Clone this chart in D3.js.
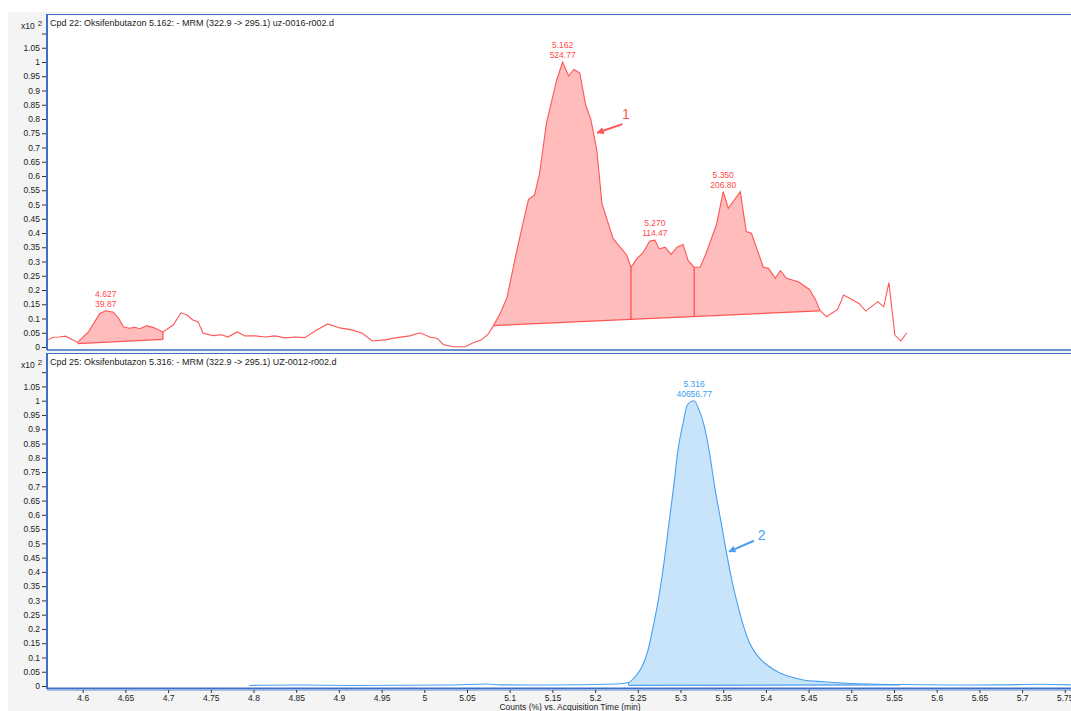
<!DOCTYPE html>
<html><head><meta charset="utf-8">
<script src="https://cdn.jsdelivr.net/npm/d3@7"></script>
<style>body{margin:0;background:#fff}svg{display:block}text{font-family:"Liberation Sans",Arial,sans-serif}</style>
</head><body><svg id="c" width="1071" height="711"></svg>
<script>
// ---------- DATA ----------
const topTimes = [4.560,4.565,4.573,4.580,4.594,4.607,4.620,4.627,4.636,4.642,4.648,4.655,4.661,4.667,4.675,4.683,4.694,4.706,4.715,4.722,4.729,4.735,4.741,4.753,4.763,4.770,4.781,4.790,4.802,4.814,4.825,4.837,4.849,4.860,4.872,4.887,4.901,4.915,4.927,4.939,4.954,4.966,4.983,4.995,5.007,5.015,5.022,5.034,5.048,5.056,5.067,5.075,5.081,5.089,5.097,5.102,5.108,5.116,5.122,5.129,5.135,5.143,5.155,5.162,5.169,5.175,5.182,5.189,5.195,5.202,5.208,5.221,5.231,5.237,5.242,5.249,5.256,5.264,5.270,5.275,5.282,5.289,5.296,5.303,5.309,5.316,5.323,5.330,5.342,5.350,5.356,5.370,5.377,5.383,5.397,5.403,5.411,5.417,5.424,5.438,5.451,5.458,5.463,5.471,5.484,5.491,5.509,5.517,5.531,5.538,5.544,5.551,5.558,5.565];
const topValues = [0.025,0.034,0.035,0.038,0.016,0.054,0.118,0.127,0.122,0.101,0.070,0.066,0.069,0.064,0.075,0.068,0.053,0.077,0.120,0.112,0.095,0.089,0.048,0.040,0.043,0.035,0.053,0.039,0.039,0.035,0.039,0.032,0.035,0.033,0.056,0.081,0.067,0.060,0.049,0.021,0.025,0.032,0.039,0.050,0.034,0.031,0.009,0.001,0.001,0.013,0.025,0.046,0.075,0.118,0.176,0.247,0.334,0.440,0.518,0.533,0.609,0.785,0.937,1.000,0.951,0.974,0.962,0.849,0.799,0.691,0.504,0.381,0.344,0.323,0.280,0.310,0.331,0.372,0.375,0.344,0.350,0.325,0.350,0.360,0.303,0.280,0.280,0.329,0.428,0.545,0.487,0.545,0.405,0.399,0.280,0.276,0.241,0.268,0.241,0.229,0.202,0.167,0.130,0.106,0.132,0.182,0.153,0.126,0.159,0.141,0.226,0.042,0.021,0.050];

// integrated segments (start/end times) and their baselines
const topSegStart = [4.594, 5.081, 5.242, 5.316];
const topSegEnd   = [4.694, 5.242, 5.316, 5.463];
const topBaseT0 = [4.594, 5.081];   // baseline lines (start time)
const topBaseT1 = [4.694, 5.463];   // baseline lines (end time)
const topBaseV0 = [0.012, 0.075];
const topBaseV1 = [0.027, 0.127];

const topLabelTime = [4.627, 5.162, 5.270, 5.350];
const topLabelText = ["4.627", "5.162", "5.270", "5.350"];
const topLabelArea = ["39.87", "524.77", "114.47", "206.80"];
const topLabelApex = [0.127, 1.000, 0.375, 0.545];

const botTimes = [4.795,4.854,4.913,5.030,5.073,5.089,5.147,5.225,5.239,5.247,5.255,5.262,5.268,5.274,5.280,5.286,5.292,5.297,5.303,5.308,5.316,5.321,5.328,5.334,5.340,5.347,5.354,5.360,5.367,5.374,5.381,5.391,5.403,5.417,5.428,5.444,5.467,5.499,5.557,5.616,5.674,5.721,5.757];
const botValues = [0.002,0.0035,0.002,0.0035,0.007,0.004,0.0035,0.007,0.012,0.033,0.068,0.126,0.208,0.301,0.418,0.558,0.699,0.827,0.921,0.985,1.000,0.973,0.909,0.816,0.699,0.582,0.465,0.372,0.284,0.208,0.150,0.103,0.070,0.045,0.033,0.021,0.015,0.009,0.005,0.0035,0.004,0.006,0.004];
const botSegStart = [5.239];
const botSegEnd   = [5.557];
const botBaseV0 = [0.002];
const botBaseV1 = [0.004];
const botLabelTime = [5.316];
const botLabelArea = ["40656.77"];
const botLabelApex = [1.000];

const xTicks = [4.6,4.65,4.7,4.75,4.8,4.85,4.9,4.95,5,5.05,5.1,5.15,5.2,5.25,5.3,5.35,5.4,5.45,5.5,5.55,5.6,5.65,5.7,5.75];
const yTicks = [0,0.05,0.1,0.15,0.2,0.25,0.3,0.35,0.4,0.45,0.5,0.55,0.6,0.65,0.7,0.75,0.8,0.85,0.9,0.95,1,1.05,1.1];
const titles = ["Cpd 22: Oksifenbutazon 5.162: - MRM (322.9 -> 295.1) uz-0016-r002.d",
                "Cpd 25: Oksifenbutazon 5.316: - MRM (322.9 -> 295.1) UZ-0012-r002.d"];
const xTitle = "Counts (%) vs. Acquisition Time (min)";
// annotation arrows: [tailT, tailV, tipT, tipV, textT, textV]
const arrow1 = [5.232, 0.782, 5.2026, 0.752, 5.236, 0.818];
const arrow2 = [5.386, 0.509, 5.3568, 0.471, 5.395, 0.529];

// ---------- DRAW ----------
const svg = d3.select("#c");
const W = 1071, H = 711;
const AX = "#3d6fc6";
const RED = "#ff5555", RED_FILL = "#ffbcbc", RED_TXT = "#ff4a4a";
const BLUE = "#4a9ff0", BLUE_FILL = "#c7e4fb", BLUE_TXT = "#3d9cf3";
const L = 47, R = 1071;

svg.append("rect").attr("x",0).attr("y",0).attr("width",W).attr("height",H).attr("fill","#fff");
svg.append("rect").attr("x",8).attr("y",12).attr("width",W-8).attr("height",H-12).attr("fill","#f4f4f4");

const x = d3.scaleLinear().domain([4.6, 5.75]).range([82.7, 82.7 + 1.15*854]);

const panels = [
  {top:14, bottom:350, y0:347, y1:62, times:topTimes, vals:topValues, color:RED, fill:RED_FILL, txt:RED_TXT, title:titles[0]},
  {top:353, bottom:689, y0:686, y1:400.7, times:botTimes, vals:botValues, color:BLUE, fill:BLUE_FILL, txt:BLUE_TXT, title:titles[1]}
];

const defs = svg.append("defs");
[["ah1",RED],["ah2",BLUE]].forEach(([id,c])=>{
  defs.append("marker").attr("id",id).attr("viewBox","0 0 10 10").attr("refX",9).attr("refY",5)
    .attr("markerWidth",9).attr("markerHeight",7).attr("markerUnits","userSpaceOnUse").attr("orient","auto")
    .append("path").attr("d","M0,0L10,5L0,10z").attr("fill",c);
});

panels.forEach((p,i)=>{
  const y = d3.scaleLinear().domain([0,1]).range([p.y0,p.y1]);
  p.y = y;
  svg.append("rect").attr("x",L).attr("y",p.top).attr("width",R-L).attr("height",p.bottom-p.top).attr("fill","#fff");
  defs.append("clipPath").attr("id","clip"+i).append("rect")
    .attr("x",L+1).attr("y",p.top).attr("width",R-L).attr("height",p.bottom-p.top-1);
  const g = svg.append("g").attr("clip-path",`url(#clip${i})`);
  const pts = p.times.map((t,k)=>[t,p.vals[k]]);

  const segS = i===0?topSegStart:botSegStart, segE = i===0?topSegEnd:botSegEnd;
  const bT0 = i===0?topBaseT0:botSegStart, bT1 = i===0?topBaseT1:botSegEnd;
  const bV0 = i===0?topBaseV0:botBaseV0, bV1 = i===0?topBaseV1:botBaseV1;
  const baseAt = t=>{
    for(let k=0;k<bT0.length;k++){ if(t>=bT0[k]-1e-6 && t<=bT1[k]+1e-6){ return bV0[k]+(bV1[k]-bV0[k])*(t-bT0[k])/(bT1[k]-bT0[k]); } }
    return 0;
  };
  // fills
  segS.forEach((s,k)=>{
    const e = segE[k];
    const seg = pts.filter(d=>d[0]>=s-1e-6 && d[0]<=e+1e-6);
    const area = d3.area().x(d=>x(d[0])).y1(d=>y(d[1])).y0(d=>y(baseAt(d[0])));
    g.append("path").attr("d",area(seg)).attr("fill",p.fill).attr("stroke","none");
  });
  // baselines
  bT0.forEach((t0,k)=>{
    g.append("line").attr("x1",x(t0)).attr("x2",x(bT1[k])).attr("y1",y(bV0[k])).attr("y2",y(bV1[k]))
      .attr("stroke",p.color).attr("stroke-width",1.2);
  });
  // drop lines at segment edges
  const edges = Array.from(new Set(segS.concat(segE)));
  edges.forEach(t=>{
    const idx = p.times.findIndex(v=>Math.abs(v-t)<1e-6);
    if(idx<0) return;
    const b = baseAt(t);
    if(p.vals[idx]-b < 0.01) return;
    g.append("line").attr("x1",x(t)).attr("x2",x(t)).attr("y1",y(p.vals[idx])).attr("y2",y(b))
      .attr("stroke",i===0?"#ff3030":p.color).attr("stroke-width",1);
  });
  // trace
  const line = d3.line().x(d=>x(d[0])).y(d=>y(d[1])).curve(i===0?d3.curveLinear:d3.curveMonotoneX);
  g.append("path").attr("d",line(pts)).attr("fill","none").attr("stroke",p.color).attr("stroke-width",1.1);

  // peak labels
  const lt = i===0?topLabelTime:botLabelTime, la = i===0?topLabelArea:botLabelArea, lv = i===0?topLabelApex:botLabelApex;
  const ltx = i===0?topLabelText:botLabelTime.map(d=>d.toFixed(3));
  lt.forEach((t,k)=>{
    const yy = y(lv[k]) - 4;
    g.append("text").attr("x",x(t)).attr("y",yy).attr("text-anchor","middle").attr("font-size",8.5).attr("fill",p.txt).text(la[k]);
    g.append("text").attr("x",x(t)).attr("y",yy-10).attr("text-anchor","middle").attr("font-size",8.5).attr("fill",p.txt).text(ltx[k]);
  });

  // annotation arrow
  const a = i===0?arrow1:arrow2;
  g.append("line").attr("x1",x(a[0])).attr("y1",y(a[1])).attr("x2",x(a[2])).attr("y2",y(a[3]))
    .attr("stroke",p.color).attr("stroke-width",2).attr("marker-end",`url(#ah${i+1})`);
  g.append("text").attr("x",x(a[4])).attr("y",y(a[5])).attr("dy","0.35em").attr("text-anchor","middle")
    .attr("font-size",14).attr("fill",p.color).text(i===0?"1":"2");

  // title
  svg.append("text").attr("x",50).attr("y",p.top+12).attr("font-size",9).attr("fill","#222").text(p.title);

  // y axis
  const yAxis = d3.axisLeft(y).tickValues(yTicks).tickSize(4).tickPadding(2)
    .tickFormat(d=> d>1.075 ? "" : String(+d.toFixed(2)));
  const ga = svg.append("g").attr("transform",`translate(${L-1},0)`).call(yAxis);
  ga.select(".domain").remove();
  ga.selectAll("line").attr("stroke","#333");
  ga.selectAll("text").attr("font-size",8.5).attr("fill","#222");
  svg.append("line").attr("x1",L).attr("x2",L).attr("y1",p.top).attr("y2",p.bottom).attr("stroke",AX).attr("stroke-width",2);
  svg.append("line").attr("x1",L).attr("x2",R).attr("y1",p.top+0.5).attr("y2",p.top+0.5).attr("stroke",AX).attr("stroke-width",1);
  // x10^2
  const mx = svg.append("text").attr("x",21).attr("y",p.top+15).attr("font-size",8.5).attr("fill","#222");
  mx.append("tspan").text("x10");
  mx.append("tspan").attr("dx",3).attr("dy",-3).attr("font-size",8).text("2");
});

// bottom axis lines
svg.append("line").attr("x1",L).attr("x2",R).attr("y1",350).attr("y2",350).attr("stroke",AX).attr("stroke-width",1.5);
svg.append("line").attr("x1",L).attr("x2",R).attr("y1",688.5).attr("y2",688.5).attr("stroke",AX).attr("stroke-width",2);
svg.append("line").attr("x1",L).attr("x2",R).attr("y1",690.5).attr("y2",690.5).attr("stroke","#a9c0e6").attr("stroke-width",1);

const xAxis = d3.axisBottom(x).tickValues(xTicks).tickSize(3).tickPadding(2).tickFormat(d=>String(+d.toFixed(2)));
const gx = svg.append("g").attr("transform","translate(0,690)").call(xAxis);
gx.select(".domain").remove();
gx.selectAll("line").attr("stroke","#333");
gx.selectAll("text").attr("font-size",8.5).attr("fill","#222");
svg.append("text").attr("x",570).attr("y",710).attr("text-anchor","middle").attr("font-size",8.5).attr("fill","#222").text(xTitle);
</script></body></html>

**WRITTEN TASK**:
Set down again, exactly, the lines of the material above from its first line to the one with "const topLabelApex = [0.127, 1.000, 0.375, 0.545];", inclusive. Leave the pictures out.

**EXERCISE SOLUTION**:
Clone this chart in D3.js.
<!DOCTYPE html>
<html><head><meta charset="utf-8">
<script src="https://cdn.jsdelivr.net/npm/d3@7"></script>
<style>body{margin:0;background:#fff}svg{display:block}text{font-family:"Liberation Sans",Arial,sans-serif}</style>
</head><body><svg id="c" width="1071" height="711"></svg>
<script>
// ---------- DATA ----------
const topTimes = [4.560,4.565,4.573,4.580,4.594,4.607,4.620,4.627,4.636,4.642,4.648,4.655,4.661,4.667,4.675,4.683,4.694,4.706,4.715,4.722,4.729,4.735,4.741,4.753,4.763,4.770,4.781,4.790,4.802,4.814,4.825,4.837,4.849,4.860,4.872,4.887,4.901,4.915,4.927,4.939,4.954,4.966,4.983,4.995,5.007,5.015,5.022,5.034,5.048,5.056,5.067,5.075,5.081,5.089,5.097,5.102,5.108,5.116,5.122,5.129,5.135,5.143,5.155,5.162,5.169,5.175,5.182,5.189,5.195,5.202,5.208,5.221,5.231,5.237,5.242,5.249,5.256,5.264,5.270,5.275,5.282,5.289,5.296,5.303,5.309,5.316,5.323,5.330,5.342,5.350,5.356,5.370,5.377,5.383,5.397,5.403,5.411,5.417,5.424,5.438,5.451,5.458,5.463,5.471,5.484,5.491,5.509,5.517,5.531,5.538,5.544,5.551,5.558,5.565];
const topValues = [0.025,0.034,0.035,0.038,0.016,0.054,0.118,0.127,0.122,0.101,0.070,0.066,0.069,0.064,0.075,0.068,0.053,0.077,0.120,0.112,0.095,0.089,0.048,0.040,0.043,0.035,0.053,0.039,0.039,0.035,0.039,0.032,0.035,0.033,0.056,0.081,0.067,0.060,0.049,0.021,0.025,0.032,0.039,0.050,0.034,0.031,0.009,0.001,0.001,0.013,0.025,0.046,0.075,0.118,0.176,0.247,0.334,0.440,0.518,0.533,0.609,0.785,0.937,1.000,0.951,0.974,0.962,0.849,0.799,0.691,0.504,0.381,0.344,0.323,0.280,0.310,0.331,0.372,0.375,0.344,0.350,0.325,0.350,0.360,0.303,0.280,0.280,0.329,0.428,0.545,0.487,0.545,0.405,0.399,0.280,0.276,0.241,0.268,0.241,0.229,0.202,0.167,0.130,0.106,0.132,0.182,0.153,0.126,0.159,0.141,0.226,0.042,0.021,0.050];

// integrated segments (start/end times) and their baselines
const topSegStart = [4.594, 5.081, 5.242, 5.316];
const topSegEnd   = [4.694, 5.242, 5.316, 5.463];
const topBaseT0 = [4.594, 5.081];   // baseline lines (start time)
const topBaseT1 = [4.694, 5.463];   // baseline lines (end time)
const topBaseV0 = [0.012, 0.075];
const topBaseV1 = [0.027, 0.127];

const topLabelTime = [4.627, 5.162, 5.270, 5.350];
const topLabelText = ["4.627", "5.162", "5.270", "5.350"];
const topLabelArea = ["39.87", "524.77", "114.47", "206.80"];
const topLabelApex = [0.127, 1.000, 0.375, 0.545];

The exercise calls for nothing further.